Wenn es dunkel wird im Club – die Renaissance von Minimal, Synth und Wave

Stimmungsvolles Bild einer Glühbirne

Berlin ist das Barometer. Zwar hört man zunehmend, Berlin sei nicht mehr „in“, aber dafür wollen noch immer ganz schön viele Menschen dorthin – zum Wohnen und Feiern. Und machen wir uns nichts vor: In Deutschland werden musikalische Entwicklungen weiterhin maßgeblich von Berlin aus bestimmt, selbst wenn das Berghain inzwischen sogar meinen Eltern ein Begriff ist. Das spielt aber auch eigentlich nicht wirklich eine Rolle bei dem, was dort gerade zu beobachten ist: Es wird dunkel auf dem Dancefloor.

Ästhetisch liegt das eigentlich nahe: Alte Industriegebäude (was ja letztlich auch das Berghain ist), die Clubs und Veranstaltungen gerne als Kulisse dienen, haben schon von sich aus eine düster-kalte Atmosphäre. Das ändert auch eine grelle Illumination nur bis zu einem gewissen Grad. Warum also nicht gleich die Musik daran anpassen?

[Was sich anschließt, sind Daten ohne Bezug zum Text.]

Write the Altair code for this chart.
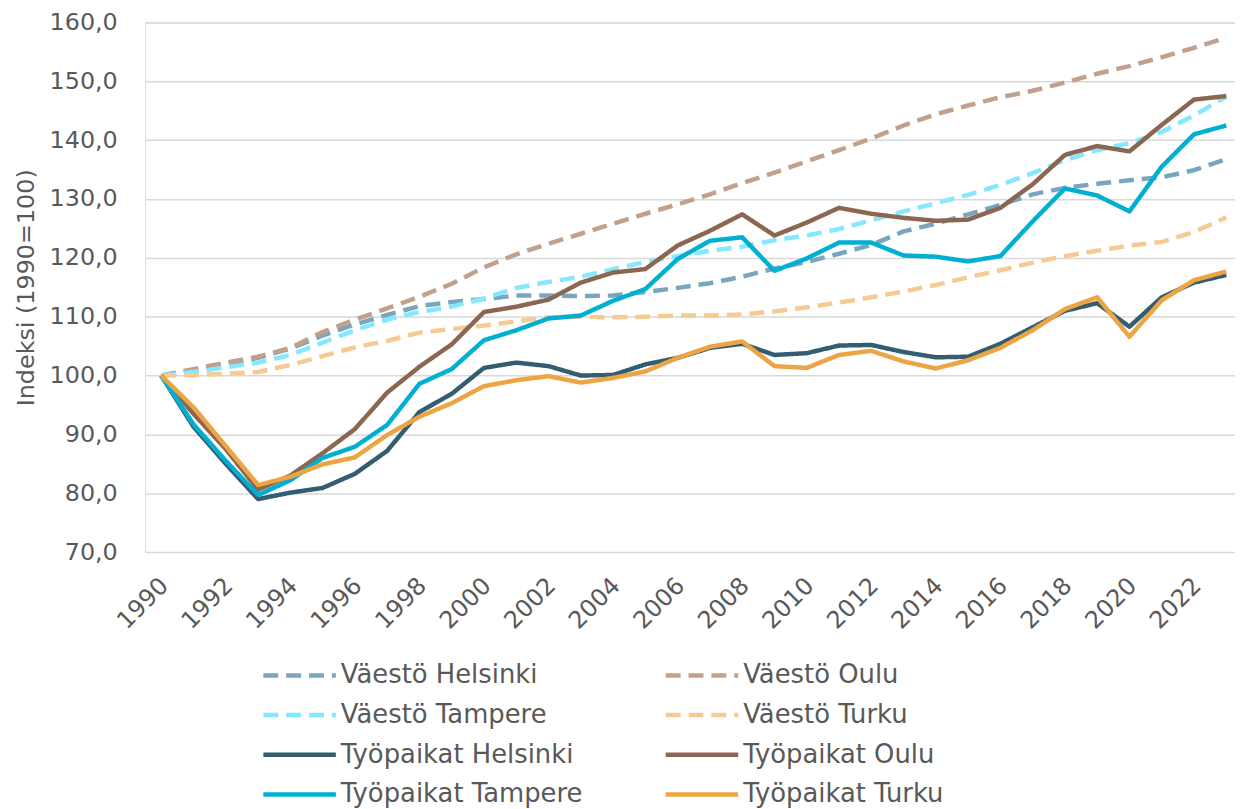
import altair as alt
import pandas as pd

years = list(range(1990, 2024))

series_names = [
    "Väestö Helsinki", "Väestö Oulu", "Väestö Tampere", "Väestö Turku",
    "Työpaikat Helsinki", "Työpaikat Oulu", "Työpaikat Tampere", "Työpaikat Turku",
]
# legend fills column by column: this order gives the reference's row-by-row reading
legend_order = [
    "Väestö Helsinki", "Väestö Tampere", "Työpaikat Helsinki", "Työpaikat Tampere",
    "Väestö Oulu", "Väestö Turku", "Työpaikat Oulu", "Työpaikat Turku",
]

vaesto_helsinki = [100.0, 100.9, 101.9, 103.0, 104.6, 106.8, 108.7, 110.3, 111.8, 112.5,
                   113.0, 113.6, 113.6, 113.5, 113.6, 114.2, 114.9, 115.7, 116.8, 118.2,
                   119.3, 120.7, 122.2, 124.5, 125.8, 127.4, 129.0, 130.8, 131.9, 132.6,
                   133.2, 133.7, 134.9, 136.8]
vaesto_oulu = [100.0, 101.1, 102.2, 103.2, 104.7, 107.4, 109.5, 111.4, 113.4, 115.6,
               118.4, 120.6, 122.4, 124.1, 125.8, 127.5, 129.1, 130.8, 132.7, 134.5,
               136.4, 138.3, 140.3, 142.5, 144.4, 145.9, 147.3, 148.4, 149.8, 151.3,
               152.6, 154.1, 155.7, 157.4]
vaesto_tampere = [100.0, 100.6, 101.4, 102.2, 103.5, 105.6, 107.7, 109.5, 110.8, 111.7,
                  113.1, 114.9, 115.9, 116.8, 118.1, 119.3, 120.3, 121.2, 121.9, 123.0,
                  123.8, 124.9, 126.4, 127.9, 129.3, 130.7, 132.4, 134.4, 136.6, 138.3,
                  139.5, 141.4, 144.2, 147.4]
vaesto_turku = [100.0, 100.1, 100.3, 100.6, 101.8, 103.3, 104.8, 105.9, 107.3, 107.9,
                108.5, 109.2, 109.9, 110.0, 109.9, 110.0, 110.2, 110.2, 110.4, 110.9,
                111.6, 112.4, 113.3, 114.3, 115.4, 116.7, 117.9, 119.2, 120.3, 121.2,
                122.1, 122.7, 124.4, 126.9]
tyopaikat_helsinki = [100.0, 91.3, 85.0, 79.0, 80.1, 80.9, 83.3, 87.2, 93.8, 96.9,
                      101.3, 102.2, 101.6, 100.0, 100.1, 101.9, 103.0, 104.7, 105.4, 103.5,
                      103.8, 105.1, 105.2, 104.0, 103.1, 103.2, 105.4, 108.2, 111.0, 112.3,
                      108.3, 113.3, 115.8, 117.1]
tyopaikat_oulu = [100.0, 93.5, 87.5, 80.6, 83.0, 86.8, 90.9, 97.1, 101.5, 105.3,
                  110.8, 111.7, 112.9, 115.8, 117.5, 118.1, 122.1, 124.6, 127.4, 123.8,
                  126.0, 128.5, 127.5, 126.8, 126.3, 126.5, 128.5, 132.5, 137.5, 139.0,
                  138.1, 142.6, 146.9, 147.5]
tyopaikat_tampere = [100.0, 91.7, 85.5, 79.7, 82.2, 86.0, 87.9, 91.6, 98.6, 101.1,
                     106.0, 107.7, 109.7, 110.2, 112.7, 114.7, 119.8, 122.9, 123.5, 117.8,
                     119.9, 122.6, 122.6, 120.4, 120.2, 119.4, 120.3, 126.2, 131.8, 130.6,
                     127.9, 135.5, 141.0, 142.5]
tyopaikat_turku = [100.0, 94.6, 88.0, 81.4, 82.8, 84.9, 86.1, 89.9, 93.0, 95.3,
                   98.2, 99.2, 99.9, 98.8, 99.6, 100.7, 103.0, 104.9, 105.8, 101.6,
                   101.3, 103.5, 104.2, 102.4, 101.2, 102.6, 104.7, 107.7, 111.3, 113.3,
                   106.6, 112.8, 116.2, 117.7]

series_values = [vaesto_helsinki, vaesto_oulu, vaesto_tampere, vaesto_turku,
                 tyopaikat_helsinki, tyopaikat_oulu, tyopaikat_tampere, tyopaikat_turku]

color_of = {
    "Väestö Helsinki": "#78A6BF", "Väestö Oulu": "#C2A18C",
    "Väestö Tampere": "#85E8FF", "Väestö Turku": "#F5CB93",
    "Työpaikat Helsinki": "#335D70", "Työpaikat Oulu": "#8B6650",
    "Työpaikat Tampere": "#00AFD1", "Työpaikat Turku": "#EDA443",
}
dash_of = {n: ([15, 8] if n.startswith("Väestö") else [1, 0]) for n in series_names}

y_ticks = [70, 80, 90, 100, 110, 120, 130, 140, 150, 160]
x_ticks = list(range(1990, 2023, 2))

rows = []
for name, vals in zip(series_names, series_values):
    for yr, v in zip(years, vals):
        rows.append({"Vuosi": yr, "Indeksi": v, "Sarja": name})
df = pd.DataFrame(rows)

FONT = "DejaVu Sans"
GREY = "#595959"

chart = alt.Chart(df).mark_line(strokeWidth=4.5, strokeJoin="round").encode(
    x=alt.X("Vuosi:Q",
            scale=alt.Scale(domain=[1989.5, 2023.27], nice=False, zero=False),
            axis=alt.Axis(values=x_ticks, format="d", title=None, grid=False,
                          domain=False, ticks=False, tickSize=0,
                          labelAngle=315, labelAlign="right", labelBaseline="middle",
                          labelPadding=30, labelOffset=3, labelOverlap=False,
                          labelFlush=False,
                          labelFont=FONT, labelFontSize=24, labelColor=GREY)),
    y=alt.Y("Indeksi:Q",
            scale=alt.Scale(domain=[70, 160], nice=False, zero=False),
            axis=alt.Axis(values=y_ticks,
                          labelExpr="replace(format(datum.value, '.1f'), '.', ',')",
                          title="Indeksi (1990=100)", titleFont=FONT, titleFontSize=24,
                          titleFontWeight="normal", titleColor=GREY,
                          titleAngle=270, titleAlign="center", titleBaseline="middle",
                          titleX=-119, titleY=266.5,
                          domain=False, ticks=False, tickSize=0, labelPadding=28,
                          labelFont=FONT, labelFontSize=24, labelColor=GREY,
                          grid=True, gridColor="#D9D9D9", gridWidth=1.5)),
    color=alt.Color("Sarja:N",
                    scale=alt.Scale(domain=legend_order,
                                    range=[color_of[n] for n in legend_order]),
                    title=None,
                    legend=alt.Legend(orient="none", legendX=135, legendY=636.5,
                                      columns=2, symbolType="M-2,0H2", symbolSize=1332,
                                      symbolStrokeWidth=4.5, labelFont=FONT,
                                      labelFontSize=26, labelColor=GREY, labelLimit=600,
                                      labelOffset=21, columnPadding=74, rowPadding=6,
                                      padding=0)),
    strokeDash=alt.StrokeDash("Sarja:N",
                              scale=alt.Scale(domain=legend_order,
                                              range=[dash_of[n] for n in legend_order]),
                              title=None),
).properties(
    width=1097,
    height=533,
    autosize="none",
    padding={"left": 138, "top": 12, "right": 0, "bottom": 256},
).configure_view(stroke=None).configure(background="white")

chart.save("out.html", embed_options={"renderer": "svg", "actions": False})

Aber der Reihe nach: Schon seit gut zehn Jahren feiert auf düsteren Partys – der Begriff „Grufti-Party“ würde falsche Assoziationen wecken – tanzbare, elektronische Musik aus den 80ern ein Revival. Ihr glaubt, der Grufti (also doch!) von heute hört nur The Cure oder Joy Division? Weit gefehlt. In den Clubs der Szene läuft schon länger etwas, das „Minimal“ oder „Minimal Synth“ genannt wird oder auch „Minimal Wave“. Diese Mischung aus Synthie-Musik der 80er-Jahre, Italo-Disco und Elektro Wave zeigt sich deutlich von einem kalten, beatbetonten 80er-Sound beeinflusst. Wer einmal einen Fuß auf den Dancefloor einer solchen Party gesetzt hat, wird sich sicher gewundert haben, wie tanzbar diese Musik ist. So sehr, dass dieser Sound bei vielen DJs aus anderen Ecken Anklang findet und in ihre Sets mit einfließt. Umgekehrt werden die dunklen Partys tanzorientierter und elektronischer.

Zurück nach Berlin: Hier bringen es inzwischen vermeintliche Grufti-DJs zu DJ-Sets im Berghain. Ein Musiker aus der dunklen Szene wie Phase Fatale wird heute für Techno-Partys gebucht. Eine spannende Rolle spielt hier der Boiler Room. Boiler Room als Konzept wurde 2010 geboren: DJs werden in kleinen Locations beim Auflegen gefilmt, das Set dabei live gestreamt. Viele bekannte Leute haben mitgemacht: Sven Väth, Carl Cox, Jamie xx, Michael Mayer, Four Tet, Laurent Garnier, Ellen Allien usw. Die Berliner Ausgabe des Boiler Room ist dabei besonders experimentierfreudig. Kürzlich feierte dort das Label Aufnahme + Wiedergabe seinen fünften Geburtstag. Das Set von Label-Chef Philipp Strobel war besonders interessant. Er mischte Techno-Beats mit Minimal Synth und Songfetzen aus dem New Wave. Es gab sogar Samples von Bauhaus oder Anne Clark zu hören. Und es funktionierte hervorragend. Partys mit dieser ungewöhnlichen Mischung gibt es immer häufiger in Berlin, seien es Rituals oder Fleisch. Sogar die Namen passen sich da an.

Wem das zu underground ist, der kann eine ähnliche Entwicklung auch beim Mainstream finden – bei Westbam zum Beispiel. Sein bald drei Jahre altes Album „Götterstraße“ vereint nicht nur alte Sounds mit neuen, sondern wartet gleich mit diversen Künstlern aus den 80er-Jahren auf. Allerdings verwundert das kaum, wenn man weiß, dass Westbam selbst auch auf eine New-Wave-Vergangenheit zurückblickt. Und auch auf Ibiza tauchen Bands wie die jungen Briten Whilst auf. In ihrem Stück „Umgebung“ sind Minimal-Sounds tragendes Element.